For a generation raised on streaming and auto-sync, it’s hard to picture a world where beatmatching was a secret language. But in the 1970s, DJs like Larry Levan and Frankie Knuckles weren’t just selecting songs; they were rewiring the nervous system of dance music. Larry Levan, the undisputed god of the Paradise Garage, built his sets like emotional arcs. He didn’t care about genre purity. He’d slide from a disco anthem into a weird gospel track into a dub echo, and somehow the crowd lost their minds. He used a custom sound system that was so advanced for its time that other DJs would come just to hear the room vibrate. But Levan’s real magic was his intuition. He knew when to drop the energy just enough so that the next peak hit harder. That’s not a technical skill; that’s a sixth sense.

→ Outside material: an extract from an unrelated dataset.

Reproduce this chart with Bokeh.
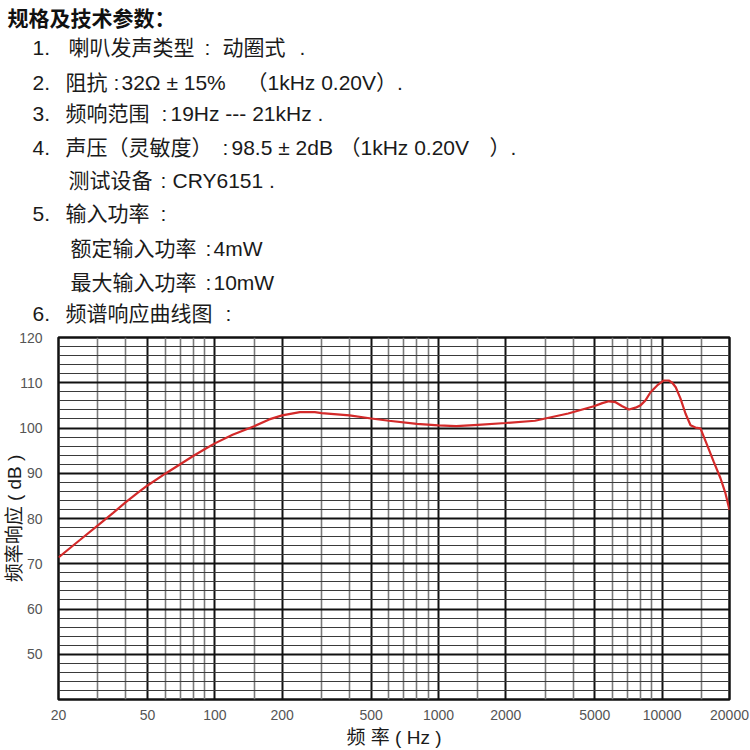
from bokeh.plotting import figure
from bokeh.layouts import column
from bokeh.models import FixedTicker, Label, PrintfTickFormatter
from bokeh.embed import file_html
from bokeh.resources import INLINE

# ---- data ----
freq_hz = [20, 25, 30, 35, 40, 45, 50, 60, 70, 80, 90, 100,
           120, 150, 175, 200, 240, 280, 300, 400, 500, 600, 800,
           1000, 1200, 1500, 2000, 2700, 3800, 4950, 5400, 5780, 6190,
           6630, 7100, 7600, 8000, 8420, 8870, 9500, 10170, 10700, 11090,
           11500, 12080, 12710, 13390, 14090, 14830, 15890, 17010, 18230, 19180,
           20000]
spl_db = [71.4, 75.3, 78.5, 81.2, 83.6, 85.6, 87.3, 89.9, 92.0, 93.8, 95.3, 96.6,
          98.5, 100.4, 101.9, 102.8, 103.5, 103.5, 103.3, 102.8, 102.1, 101.6, 100.9,
          100.6, 100.4, 100.7, 101.1, 101.6, 103.2, 104.8, 105.5, 105.9, 105.7,
          104.8, 104.1, 104.5, 105.0, 106.1, 107.9, 109.4, 110.5, 110.5, 110.0,
          109.0, 106.5, 103.2, 100.6, 100.1, 99.9, 96.2, 92.5, 88.9, 85.6,
          81.9]

x_tick_values = [20, 50, 100, 200, 500, 1000, 2000, 5000, 10000, 20000]
y_tick_values = [50, 60, 70, 80, 90, 100, 110, 120]
x_major_grid = [50, 100, 200, 500, 1000, 2000, 5000, 10000]
x_minor_grid = [30, 40, 60, 70, 80, 90, 150, 300, 400, 600, 700, 800, 900,
                1500, 3000, 4000, 6000, 7000, 8000, 9000, 15000]
y_major_grid = [50, 60, 70, 80, 90, 100, 110]
y_minor_grid = [v for v in range(42, 120, 2) if v % 10 != 0]

title_text = "规格及技术参数："
item_numbers = ["1.", "2.", "3.", "4.", "5.", "6."]
item_segments = [
    ["喇叭发声类型", ":", "动圈式", "."],
    ["阻抗", ":", "32Ω ± 15%", "（1kHz 0.20V）."],
    ["频响范围", ":", "19Hz --- 21kHz ."],
    ["声压（灵敏度）", ":", "98.5 ± 2dB", "（1kHz 0.20V", "）."],
    ["测试设备", ":", "CRY6151 ."],
    ["输入功率", ":"],
    ["额定输入功率", ":", "4mW"],
    ["最大输入功率", ":", "10mW"],
    ["频谱响应曲线图", ":"],
]
x_title = "频 率 ( Hz )"
y_title = "频率响应 ( dB )"

FONT = "Liberation Sans, Noto Sans CJK SC"
HEAD_H = 325

# ---------------- header (specification text) ----------------
head = figure(width=750, height=HEAD_H, x_range=(0, 750), y_range=(HEAD_H, 0),
              x_axis_type=None, y_axis_type=None,
              output_backend="svg", toolbar_location=None,
              min_border=0, min_border_left=0, min_border_right=0,
              min_border_top=0, min_border_bottom=0)
head.frame_align = False
head.title.visible = False
head.grid.visible = False
head.outline_line_color = None
head.background_fill_color = "white"
head.border_fill_color = "white"

head.add_layout(Label(x=7, y=16, text=title_text, text_align="left",
                      text_baseline="middle", text_font="Noto Sans CJK SC",
                      text_font_style="bold", text_font_size="21px",
                      text_color="#111111"))

num_rows_y = [47, 82, 113, 147, 213, 313]
for t, yy in zip(item_numbers, num_rows_y):
    head.add_layout(Label(x=32, y=yy, text=t, text_align="left",
                          text_baseline="middle", text_font=FONT,
                          text_font_size="21px", text_color="#1a1a1a"))

seg_rows_y = [47, 82, 113, 147, 180, 213, 248, 282, 313]
seg_rows_x = [
    [68, 204, 222, 299],
    [65, 113, 121, 246],
    [65, 161, 170],
    [65, 222, 231, 339, 489],
    [68, 160, 172],
    [65, 160],
    [70, 205, 213],
    [70, 205, 213],
    [65, 225],
]
for segs, xs, yy in zip(item_segments, seg_rows_x, seg_rows_y):
    for t, xx in zip(segs, xs):
        head.add_layout(Label(x=xx, y=yy, text=t, text_align="left",
                              text_baseline="middle", text_font=FONT,
                              text_font_size="21px", text_color="#1a1a1a"))

# ---------------- frequency response chart ----------------
p = figure(width=750, height=750 - HEAD_H, x_axis_type="log",
           x_range=(20, 20000), y_range=(40, 120),
           output_backend="svg", toolbar_location=None,
           min_border_left=58, min_border_right=21,
           min_border_top=337 - HEAD_H, min_border_bottom=50)
p.frame_align = False
p.title.visible = False
p.background_fill_color = "white"
p.border_fill_color = "white"
p.outline_line_color = "#111111"
p.outline_line_width = 2.5

p.xgrid.ticker = FixedTicker(ticks=x_major_grid, minor_ticks=x_minor_grid)
p.xgrid.grid_line_color = "#111111"
p.xgrid.grid_line_width = 2
p.xgrid.minor_grid_line_color = "#7a7a7a"
p.xgrid.minor_grid_line_width = 1.6
p.ygrid.ticker = FixedTicker(ticks=y_major_grid, minor_ticks=y_minor_grid)
p.ygrid.grid_line_color = "#111111"
p.ygrid.grid_line_width = 2
p.ygrid.minor_grid_line_color = "#3a3a3a"
p.ygrid.minor_grid_line_width = 1.2

for ax in (p.xaxis[0], p.yaxis[0]):
    ax.axis_line_color = None
    ax.major_tick_line_color = None
    ax.minor_tick_line_color = None
    ax.major_label_text_font = FONT
    ax.major_label_text_font_size = "14px"
    ax.major_label_text_color = "#555555"
    ax.axis_label_text_font = FONT
    ax.axis_label_text_font_size = "19px"
    ax.axis_label_text_font_style = "normal"
    ax.axis_label_text_color = "#1a1a1a"

p.xaxis.ticker = FixedTicker(ticks=x_tick_values)
p.xaxis.formatter = PrintfTickFormatter(format="%d")
p.xaxis.major_label_standoff = 4
p.xaxis.axis_label = x_title
p.xaxis.axis_label_standoff = 4

p.yaxis.ticker = FixedTicker(ticks=y_tick_values)
p.yaxis.formatter = PrintfTickFormatter(format="%d")
p.yaxis.major_label_standoff = 10
p.yaxis.axis_label = y_title
p.yaxis.axis_label_standoff = -9

p.line(freq_hz, spl_db, line_color="#d42a2a", line_width=2.2)

layout = column(head, p, spacing=0)
open("out.html", "w").write(file_html(layout, INLINE))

And then there was Frankie Knuckles, the Godfather of House. Sure, he moved to Chicago and became the face of a genre, but his roots are pure New York. At the Continental Baths and later the Warehouse, Knuckles did something radical: he started looping the disco tracks he loved using reel-to-reel tape. He’d stretch a four-minute song into a ten-minute dream. He’d remove the vocals to focus on the drums. That’s the secret origin of house music—it was literally born from a DJ’s frustration with the limits of a pre-cut vinyl. He wanted more control, so he built it. That same hunger lives in every DJ who today nudges a jog wheel or adjusts a sync button.

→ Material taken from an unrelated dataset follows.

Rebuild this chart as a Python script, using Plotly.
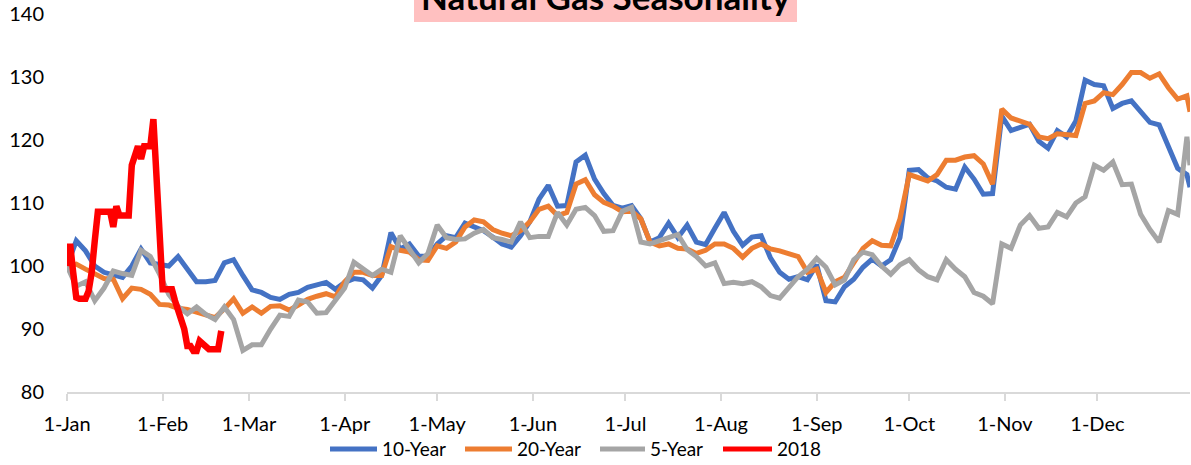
import pandas as pd
import plotly.graph_objects as go

# Seasonal index (1-Jan = 100), sampled every third calendar day through year end
grid_dates = list(pd.date_range("2018-01-01", "2018-12-30", freq="3D")) + [pd.Timestamp("2018-12-31")]

ten_year = [
    100, 104, 102.4, 100, 99, 98.5, 98.2, 100, 102.7, 100.5, 100.3, 100, 101.5, 99.5, 97.5, 97.5,
    97.7, 100.5, 101, 98.5, 96.2, 95.8, 95, 94.7, 95.5, 95.8, 96.6, 97, 97.4, 96.3, 97.4, 98,
    97.8, 96.5, 98.5, 105.3, 102.7, 103.5, 101.6, 101.5, 103.5, 104.8, 104.5, 106.8, 106.2, 105.6,
    104.6, 103.5, 103, 104.8, 107, 110.6, 112.8, 109.5, 109.6, 116.5, 117.6, 113.8, 111.5, 109.6,
    109.2, 109.6, 107.5, 103.8, 104.5, 106.8, 104.5, 106.5, 103.8, 103.4, 106, 108.5, 105.5, 103.3,
    104.6, 104.8, 101.3, 99, 97.9, 98.3, 97.8, 100.2, 94.5, 94.3, 96.7, 97.9, 99.8, 101.1, 100,
    101, 104.5, 115.2, 115.3, 114, 113.5, 112.5, 112.2, 115.7, 113.8, 111.4, 111.5, 123.8, 121.5,
    122, 122.5, 119.8, 118.7, 121.5, 120.5, 123, 129.5, 128.8, 128.6, 125, 125.8, 126.2, 124.5,
    122.8, 122.4, 119, 115.5, 114.5, 112.5,
]

twenty_year = [
    100, 100.3, 99.5, 98.8, 98, 97.9, 94.8, 96.5, 96.3, 95.5, 93.9, 93.8, 93.3, 93.1, 92.7, 92.2,
    91.8, 93.2, 94.8, 92.5, 93.5, 92.5, 93.6, 93.7, 93, 93.8, 94.7, 95.2, 95.6, 95.1, 97.5, 99,
    99, 98.5, 98.5, 103.1, 102.5, 102.2, 101, 100.9, 103.2, 102.8, 103.8, 106.2, 107.3, 107,
    105.8, 105.2, 104.8, 105.6, 107, 109, 109.5, 108, 108.5, 113, 113.7, 111.3, 110.1, 109.5,
    108.6, 108.7, 107.5, 103.8, 103.2, 103.5, 102.8, 102.7, 102, 102.5, 103.5, 103.5, 102.8, 101.4,
    102.8, 103.5, 102.7, 102.4, 101.9, 101.5, 99, 99.5, 95.8, 97.5, 98.2, 100.6, 102.8, 104, 103.3,
    103.2, 107.5, 114.5, 114.1, 113.5, 114.5, 116.8, 116.8, 117.3, 117.5, 116.2, 113, 124.9, 123.5,
    123, 122.5, 120.5, 120.2, 121, 120.9, 120.7, 125.8, 126.2, 127.5, 127.2, 128.8, 130.7, 130.7,
    129.8, 130.5, 128.3, 126.5, 127, 124.5,
]

five_year = [
    100, 96.8, 97.5, 94.5, 96.5, 99.2, 98.8, 98.5, 102.5, 101.5, 98.7, 95.5, 93.6, 92.4, 93.5, 92.3,
    91.5, 93.5, 91.5, 86.6, 87.5, 87.5, 90, 92.2, 92, 94.6, 94.3, 92.5, 92.6, 94.5, 96.5, 100.6,
    99.6, 98.5, 99.5, 99, 104.8, 102.5, 100.5, 102, 106.5, 104.5, 104.2, 104.3, 105.2, 105.8,
    104.5, 104.2, 103.8, 107, 104.5, 104.7, 104.7, 108.5, 106.5, 109, 109.3, 108, 105.5, 105.6,
    108.7, 109.3, 103.8, 103.5, 104, 104.5, 105, 102.6, 101.5, 100, 100.5, 97.2, 97.4, 97.2,
    97.5, 96.7, 95.3, 94.9, 96.5, 98.3, 99.5, 101.2, 99.8, 97, 97.8, 101, 102.2, 101.8, 100,
    98.7, 100.2, 101, 99.4, 98.3, 97.8, 101, 99.5, 98.3, 95.8, 95.2, 94, 103.5, 102.8,
    106.5, 108, 106, 106.2, 108.5, 107.8, 110, 111, 116, 115.2, 116.5, 112.9, 113, 108.2,
    105.8, 103.8, 108.8, 108.2, 120.5, 116,
]

# Current year, daily from 1-Jan to 20-Feb
dates_2018 = list(pd.date_range("2018-01-01", "2018-02-20", freq="D"))
year_2018 = [
    100, 103.5, 99, 95, 94.8, 94.8, 94.8, 96, 99, 104, 108.6, 108.6, 108.6, 108.6, 108.6,
    106.2, 109.5, 108, 108, 108, 108, 116, 118, 119, 117, 119, 119, 119, 123.3, 114, 104.8,
    96.3, 96.3, 96.3, 96.3, 94.5, 93.2, 91.6, 90, 87.3, 87.3, 86.5, 86.5, 88.1, 87.6, 87.3,
    86.8, 86.8, 86.8, 86.8, 89.7,
]

series_names = ["10-Year", "20-Year", "5-Year", "2018"]
series_colors = ["#4472C4", "#ED7D31", "#A5A5A5", "#FF0000"]
series_widths = [5, 5, 5, 6.5]
y_ticks = [80, 90, 100, 110, 120, 130, 140]

W, H = 1191, 465
M_L, M_R, M_T, M_B = 67, 1, 14, 73
PW, PH = W - M_L - M_R, H - M_T - M_B


def px(x):
    return (x - M_L) / PW


def py(y):
    return (H - M_B - y) / PH


fig = go.Figure()
xs = [grid_dates, grid_dates, grid_dates, dates_2018]
ys = [ten_year, twenty_year, five_year, year_2018]
for name, color, width, x, y in zip(series_names, series_colors, series_widths, xs, ys):
    fig.add_trace(go.Scatter(
        x=x, y=y, name=name, mode="lines",
        line=dict(color=color, width=width),
        showlegend=False,
    ))

# Title banner
fig.add_shape(type="rect", xref="paper", yref="paper",
              x0=px(414), x1=px(797), y0=py(22), y1=py(-10),
              fillcolor="#FFC0C0", line=dict(width=0), layer="below")
fig.add_annotation(text="<b>Natural Gas Seasonality</b>", xref="paper", yref="paper",
                   x=px(605.5), y=py(-4), xanchor="center", yanchor="middle",
                   showarrow=False, font=dict(size=35, color="#000000", family="Lato"))

# Legend row
legend_items = [(330, 377, 380), (465, 512, 515), (600, 645, 648), (723, 772, 775)]
for (lx0, lx1, tx), name, color in zip(legend_items, series_names, series_colors):
    fig.add_shape(type="line", xref="paper", yref="paper",
                  x0=px(lx0), x1=px(lx1), y0=py(449), y1=py(449),
                  line=dict(color=color, width=5))
    fig.add_annotation(text=name, xref="paper", yref="paper",
                       x=px(tx), y=py(449), xanchor="left", yanchor="middle",
                       showarrow=False, font=dict(size=19, color="#000000", family="Lato"))

fig.update_layout(
    width=W, height=H,
    margin=dict(l=M_L, r=M_R, t=M_T, b=M_B, pad=0),
    paper_bgcolor="white", plot_bgcolor="white",
    font=dict(family="Lato", size=20, color="#000000"),
    showlegend=False,
    xaxis=dict(
        type="date", range=["2018-01-01", "2018-12-31"],
        tick0="2018-01-01", dtick="M1", tickformat="%-d-%b",
        showgrid=False, zeroline=False,
        showline=True, linecolor="#D9D9D9", linewidth=1.5,
        ticks="outside", ticklen=7, tickcolor="#D9D9D9", tickwidth=1.5,
        ticklabelstandoff=6,
        tickfont=dict(size=20, family="Lato", color="#000000"),
    ),
    yaxis=dict(
        range=[80, 140], tickvals=y_ticks,
        showgrid=False, zeroline=False, showline=False, ticks="",
        ticklabelstandoff=22,
        tickfont=dict(size=20, family="Lato", color="#000000"),
    ),
)

fig.write_html("out.html")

But let’s not overlook Wendy Hunt. She isn’t as canonized as Levan or Knuckles, but she was a visionary in her own right, threading the needle between the uptown gay balls and the downtown art scene. Wendy understood that a DJ isn’t just a music source; they’re a curator of a temporary community. Her vault sets at the Loft and private friends-only parties were legendary for their fluidity. She’d play a Philly soul groove, then a Brazilian percussion record, then a weird experimental synth piece, and the room stayed united. She proved that the DJ’s most powerful tool isn’t the mixer—it’s the playlist. She was the master of the long, slow build that makes a room feel like it’s levitating.

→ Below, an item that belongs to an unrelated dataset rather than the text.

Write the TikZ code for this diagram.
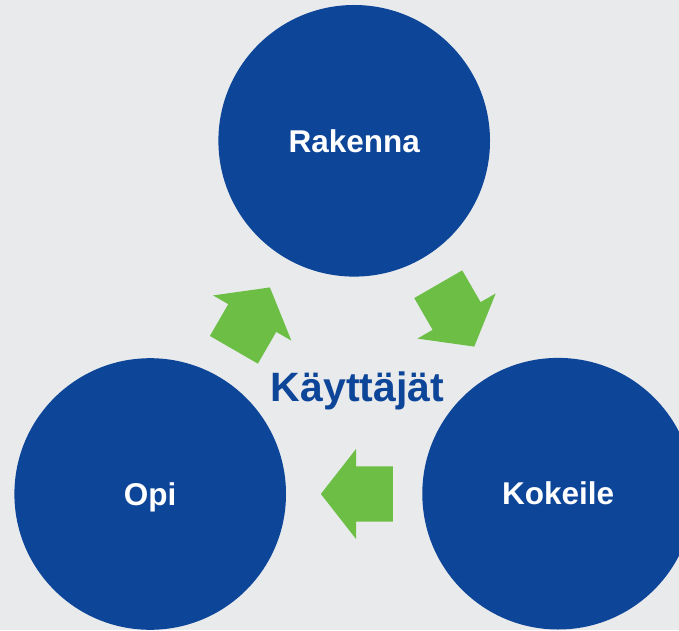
\documentclass[tikz,border=0pt]{standalone}
\usepackage{fontspec}
\setmainfont{Liberation Sans}
\usetikzlibrary{shapes.arrows,positioning,calc}
\definecolor{cycleblue}{HTML}{0D4598}
\definecolor{cyclegreen}{HTML}{6CBE45}
\definecolor{paper}{HTML}{E8EAEC}

\begin{document}
\begin{tikzpicture}[x=1pt, y=1pt,
    phase/.style={circle, fill=cycleblue, text=white, minimum size=271.6pt, inner sep=0pt,
        font=\fontsize{31.5}{36}\selectfont\bfseries, text height=22.5pt, text depth=0pt},
    turn/.style={single arrow, fill=cyclegreen, minimum height=72pt, minimum width=90pt,
        single arrow head extend=17.5pt, single arrow head indent=0pt, single arrow tip angle=104,
        inner xsep=0pt, inner ysep=27.5pt, anchor=tail}]
    % Canvas
    \clip (0,0) rectangle (679,630);
    \fill [paper] (0,0) rectangle (679,630);

    % Phases of the cycle
    \node [phase] (build) at (354.2, 489.2) {Rakenna};
    \node [phase] (learn) at (150.2, 136) {Opi};
    \node [phase] (test) at (558.1, 136.3) {Kokeile};

    % Users in the middle
    \coordinate (hub) at (355, 254);
    \node [anchor=base, text=cycleblue, font=\fontsize{41}{48}\selectfont\bfseries] (users) at (357.5, 228.3) {Käyttäjät};

    % Arrows round the hub, placed by their tails
    \foreach \name/\a/\r in {upleft/151/60, upright/31/-60, down/-89/180} {
        \node [turn, rotate=\r] (\name) at ($(hub)+(\a:118pt)+(\r+180:36pt)$) {};
    }
\end{tikzpicture}
\end{document}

These pioneers operated in a world without manuals. They had to physically cut tape, mark records with white labels, or memorize the B-side’s BPM by ear. There was no Spotify preview, no Rekordbox memory stick. They carried crates of wax and risked their back and sanity just to get a sound that didn’t exist yet. And because the mainstream burned disco in effigy—literally, by blowing up a pile of records in Comiskey Park—they went deeper into the vaults. Those secret rooms in Manhattan, Brooklyn, and Queens became the sacred training grounds.

The legacy isn’t just in the songs they played, but in the mindset they created. Every DJ today who drops a dramatic key change, who layers an acapella over a dub version, who stretches a breakdown until the crowd begs for the drop—they are channeling Larry Levan’s tension and release. Every DJ who builds a marathon set instead of a pre-programmed banger sequence is channeling Frankie Knuckles’ patience. Every DJ who trusts their gut to play something unclassifiable is channeling Wendy Hunt’s courage.

So when you’re standing behind a pair of turntables—or a controller with four decks—remember that the beatmatching, the phrasing, the energy mapping all emerged from a time when being a DJ meant being a sonic architect. The secret disco vaults weren’t just physical spaces; they were states of mind. And the pioneers? They’re still whispering in the grooves of every record you smash to the floor.